Accogliere i genitori [10], introdurre la nozione di reale che traspare dalle difficoltà del loro bambino come una dimensione in eccesso, sia per loro che per il bambino, aprire uno spazio dove possano declinarne le manifestazioni e tener conto del sapere che essi stessi hanno elaborato sul proprio figlio, contribuisce a farli emergere come partner possibili di fronte all’opacità del godimento che affetta la famiglia. L’esigenza che guida le loro azioni può così alleggerirsi.
Portare avanti una conversazione con i genitori sui sintomi, le difficoltà, i miglioramenti osservati; riorientare una designazione, proporne di nuove, valorizzare questa o quella trovata, può allentare il legame che unisce il bambino e il genitore.
La famiglia oggi
Il potere di dissoluzione dei sembianti da parte della scienza erode sempre di più le finzioni familiari: il padre è diventato vapore, e anche la madre non sarà risparmiata, come afferma Jacques-Alain Miller [11].
A questo punto, cosa possiamo apprendere dalle molteplici forme assunte dai nuovi arrangiamenti familiari?

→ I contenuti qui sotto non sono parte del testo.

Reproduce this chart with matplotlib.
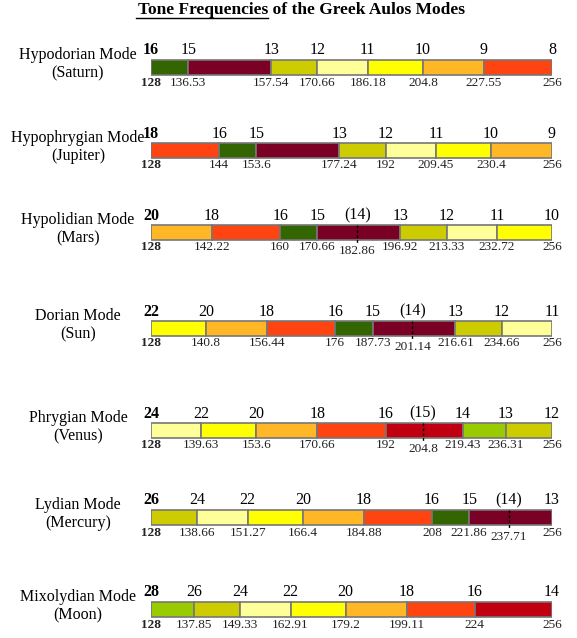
import matplotlib.pyplot as plt
from matplotlib.patches import Rectangle

plt.rcParams['font.family'] = ['Liberation Serif', 'DejaVu Serif']

GREEN = '#336600'
MAROON = '#7a0026'
OLIVE = '#cccc00'
PALE = '#ffff99'
YELLOW = '#ffff00'
ORANGE = '#ffb726'
RED = '#ff4411'
CRIMSON = '#c00010'
LIME = '#99cc00'

modeNames = ['Hypodorian Mode', 'Hypophrygian Mode', 'Hypolidian Mode', 'Dorian Mode',
             'Phrygian Mode', 'Lydian Mode', 'Mixolydian Mode']
planets = ['(Saturn)', '(Jupiter)', '(Mars)', '(Sun)', '(Venus)', '(Mercury)', '(Moon)']

# harmonic numbers at each boundary, strings in () are dashed marks
harmonics = [
    ['16', '15', '13', '12', '11', '10', '9', '8'],
    ['18', '16', '15', '13', '12', '11', '10', '9'],
    ['20', '18', '16', '15', '(14)', '13', '12', '11', '10'],
    ['22', '20', '18', '16', '15', '(14)', '13', '12', '11'],
    ['24', '22', '20', '18', '16', '(15)', '14', '13', '12'],
    ['26', '24', '22', '20', '18', '16', '15', '(14)', '13'],
    ['28', '26', '24', '22', '20', '18', '16', '14'],
]
freqs = [
    [128, 136.53, 157.54, 170.66, 186.18, 204.8, 227.55, 256],
    [128, 144, 153.6, 177.24, 192, 209.45, 230.4, 256],
    [128, 142.22, 160, 170.66, 182.86, 196.92, 213.33, 232.72, 256],
    [128, 140.8, 156.44, 176, 187.73, 201.14, 216.61, 234.66, 256],
    [128, 139.63, 153.6, 170.66, 192, 204.8, 219.43, 236.31, 256],
    [128, 138.66, 151.27, 166.4, 184.88, 208, 221.86, 237.71, 256],
    [128, 137.85, 149.33, 162.91, 179.2, 199.11, 224, 256],
]
segColors = [
    [GREEN, MAROON, OLIVE, PALE, YELLOW, ORANGE, RED],
    [RED, GREEN, MAROON, OLIVE, PALE, YELLOW, ORANGE],
    [ORANGE, RED, GREEN, MAROON, OLIVE, PALE, YELLOW],
    [YELLOW, ORANGE, RED, GREEN, MAROON, OLIVE, PALE],
    [PALE, YELLOW, ORANGE, RED, CRIMSON, LIME, OLIVE],
    [OLIVE, PALE, YELLOW, ORANGE, RED, GREEN, MAROON],
    [LIME, OLIVE, PALE, YELLOW, ORANGE, RED, CRIMSON],
]

W, H = 577, 638
rowY = [67, 150, 232, 328, 430, 517, 609]   # bar centres in pixels
barH = 15

fig = plt.figure(figsize=(W / 100, H / 100), dpi=100)
ax = fig.add_axes([151 / W, 0, 401 / W, 1])
ax.set_xscale('log', base=2)
ax.set_xlim(128, 256)
ax.set_ylim(H, 0)
ax.axis('off')

for i in range(len(modeNames)):
    y = rowY[i]
    f = freqs[i]
    labs = harmonics[i]
    solid = [k for k in range(len(f)) if not labs[k].startswith('(')]
    for s in range(len(solid) - 1):
        a, b = f[solid[s]], f[solid[s + 1]]
        ax.add_patch(Rectangle((a, y - barH / 2), b - a, barH, facecolor=segColors[i][s],
                               edgecolor='#777777', linewidth=1.2))
    for k in range(len(f)):
        w = 'bold' if k == 0 else 'normal'
        low = 0
        if labs[k].startswith('('):
            ax.plot([f[k], f[k]], [y - barH / 2, y + barH / 2 + 4], color='black',
                    linestyle=(0, (2, 1.5)), linewidth=1)
            low = 4
        ax.text(f[k], y - barH / 2 - 1, labs[k], ha='center', va='bottom', fontsize=11.5,
                fontweight=w, clip_on=False)
        ax.text(f[k], y + barH / 2 + 2 + low, f'{f[k]:g}', ha='center', va='top', fontsize=9.5,
                fontweight=w, clip_on=False, color='#222222')
    fig.text(78 / W, 1 - (y - 12) / H, modeNames[i], ha='center', va='center', fontsize=11.5)
    fig.text(78 / W, 1 - (y + 6) / H, planets[i], ha='center', va='center', fontsize=11.5)

fig.text(302 / W, 1 - 10 / H, 'Tone Frequencies of the Greek Aulos Modes', ha='center',
         va='center', fontsize=12.5, fontweight='bold')
fig.add_artist(plt.Line2D([136 / W, 268 / W], [1 - 18 / H, 1 - 18 / H], color='black',
                          linewidth=1))

fig.savefig('out.png', dpi=100)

Se li consideriamo come risposte a quel reale che è incluso nella necessaria trasmissione che fonda la famiglia, siamo in grado di coglierne le implicazioni nella soggettività della nostra epoca?
[1] cfr. J.-A. Miller, Il padre evaporato, in La Psicoanalisi, n. 73-74, Astrolabio, Roma 2023, p. 35.
[2] S. Freud, Il romanzo familiare dei nevrotici [1908], in Opere, vol. 5, Boringhieri, Torino 1972, p. 473.
[3] F. Leguil, Un lien qui sépare, La petite girafe, no 24, settembre 2006, p. 13.
[4] J. Lacan, Nota sul bambino [1969], in Altri scritti, Einaudi, Torino 2001, pp. 367-368.
[5] J.-A. Miller, L’Orientation lacanienne. Donc, enseignement prononcé dans le cadre du département de psychanalyse de l’Université Paris 8, cours du 26 janvier 1994, inedito.
[6] cfr. J.-A. Miller, L’enfant et l’objet, La petite girafe, no 18, décembre 2003, p. 9.
[7] Ivi, p. 10 [traduzione nostra].
[8] J. Lacan, Nota sul bambino, cit. p. 367.
[9] cfr. A. Zenoni, L’altra pratica clinica. Psicoanalisi e istituzione terapeutica, Quodlibet Studio, Macerata 2023, pp. 173-184.
[10] cfr. V. Baio, Non senza i genitori [2001], in B. de Halleux, « Qualcosa da dire » al bambino autistico, Borla, Roma2011, pp. 205-210.
[11] cfr. J.-A. Miller, Il padre evaporato, cit., p. 38.